When asked what she thought, Councilwoman Barbara Blass was also uncertain as to why the discussion took place in private, but figured it was because it dealt with contract negotiations. "It wasn't my call, but it is my understanding that the discussion involved contract negotiations," she said. Contract negotiations, however, aren't necessarily permissible in private unless a rigid set of circumstances is met.

When pressed further, the councilwoman indicated that perhaps the town board should, from now on, ask for the town attorney's opinion before going into executive session.

This is not the first time that the town board has made a similar mistake regarding executive session. In June 2004, The Traveler Watchman learned that the town board unanimously decided not to provide Blues Management Association, a group contracted by the town to run its Business Improvement District, with $35,000 in support services, such as police protection, for an expansion of the Blues Festival.

When asked why that discussion was held in private, the supervisor first responded by saying that it was related to contract negotiations and that discussions of that nature could be held in executive session as provided by the New York State Law on open government.

However, according to Freeman, nowhere in the law is there a provision that allows a governmental body to go into executive session on contract negotiations.

When reminded of the law, Cardinale said he had spoken with the town attorney and was informed that the matter was discussed in private not because it related to a contract, but because of issues related to the security of the public. According to Freeman, however, who said that you can only go into executive discussion on public safety matters if the information will imperil the public's safety, not enhance it.

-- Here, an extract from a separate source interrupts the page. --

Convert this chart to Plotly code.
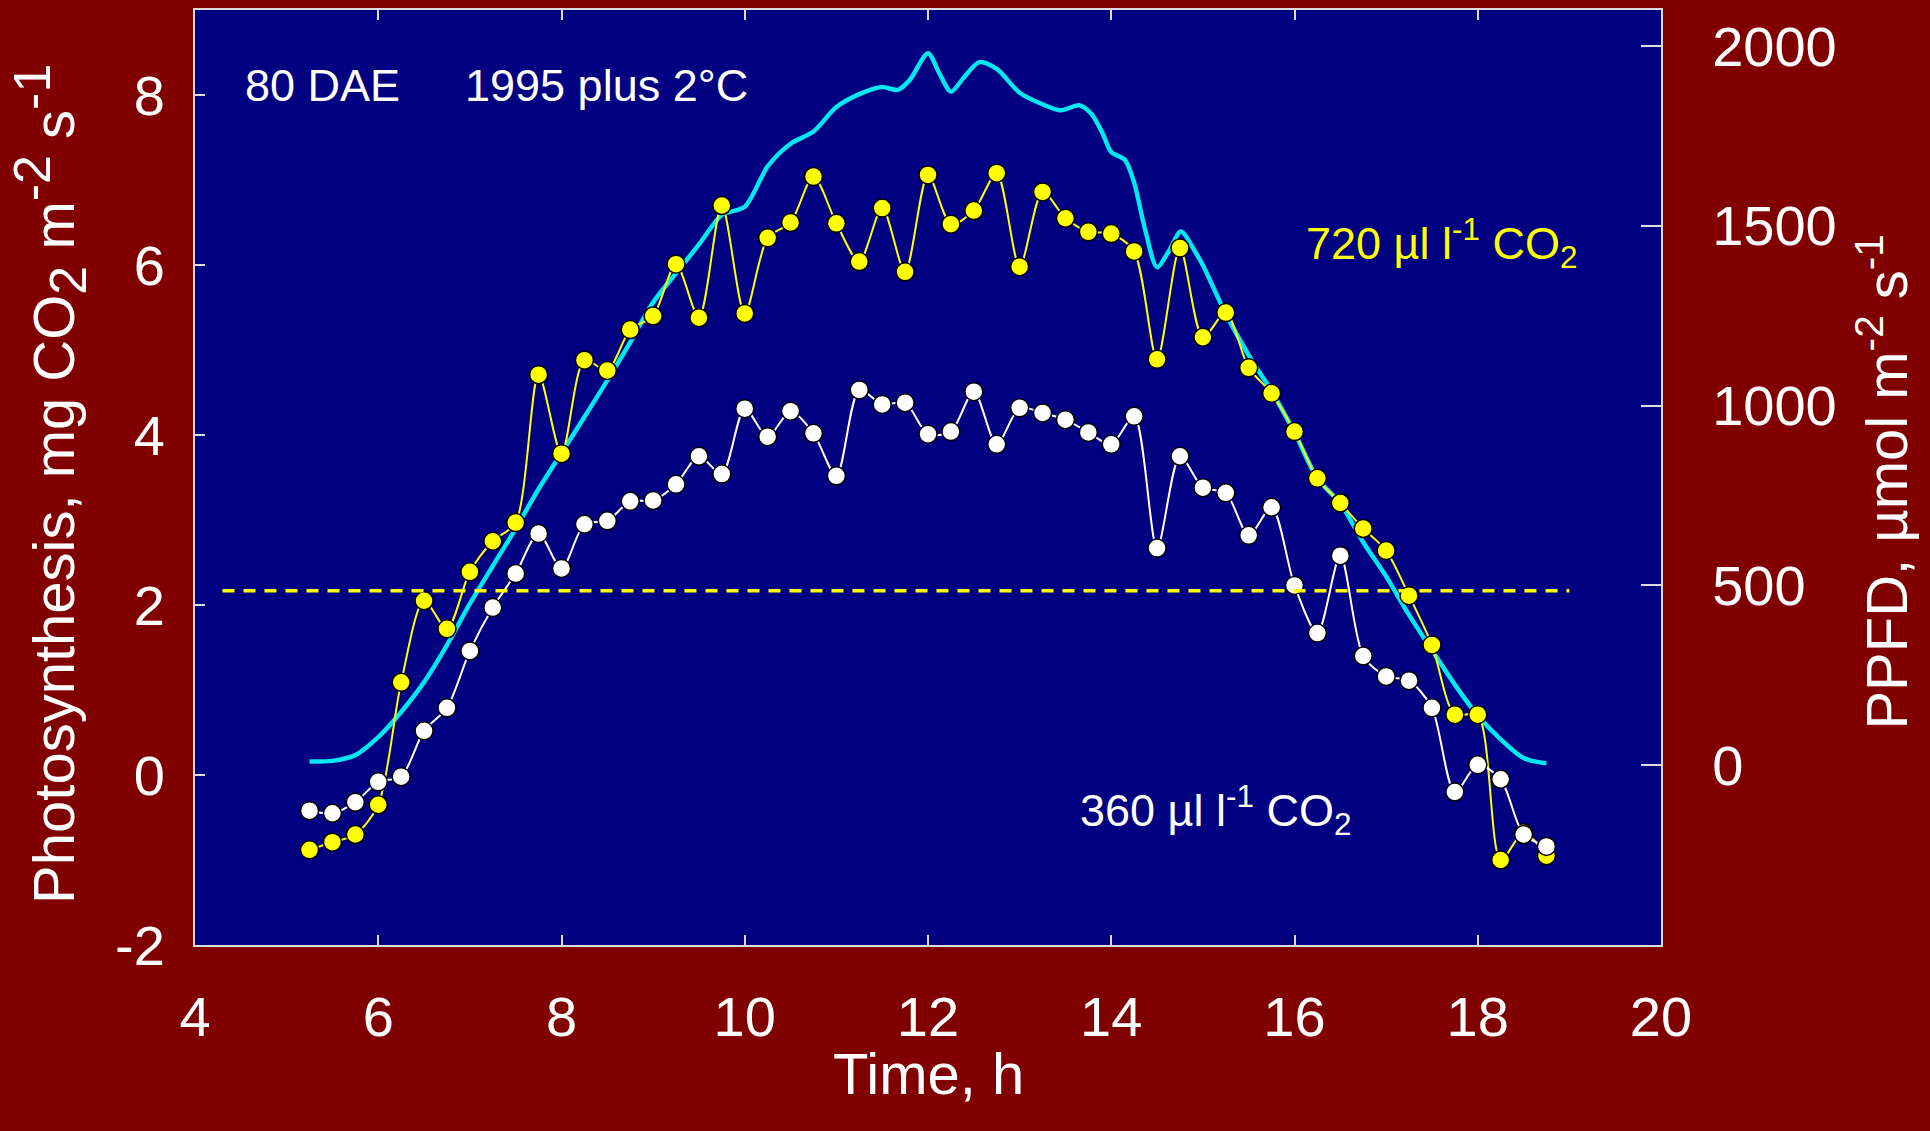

Cardinale was also caught hosting an illegal executive session in October 2004 during budget talks. The town board held a closed-door discussion on providing a six percent raise to 13 elected officials. At the time, the supervisor said he was unaware that the discussion should have been held in public and ensured that it would not happen again.

The Traveler Watchman broke the story after learning of the meeting and subsequently was awarded by the New York Press Association for its reporting on the topic.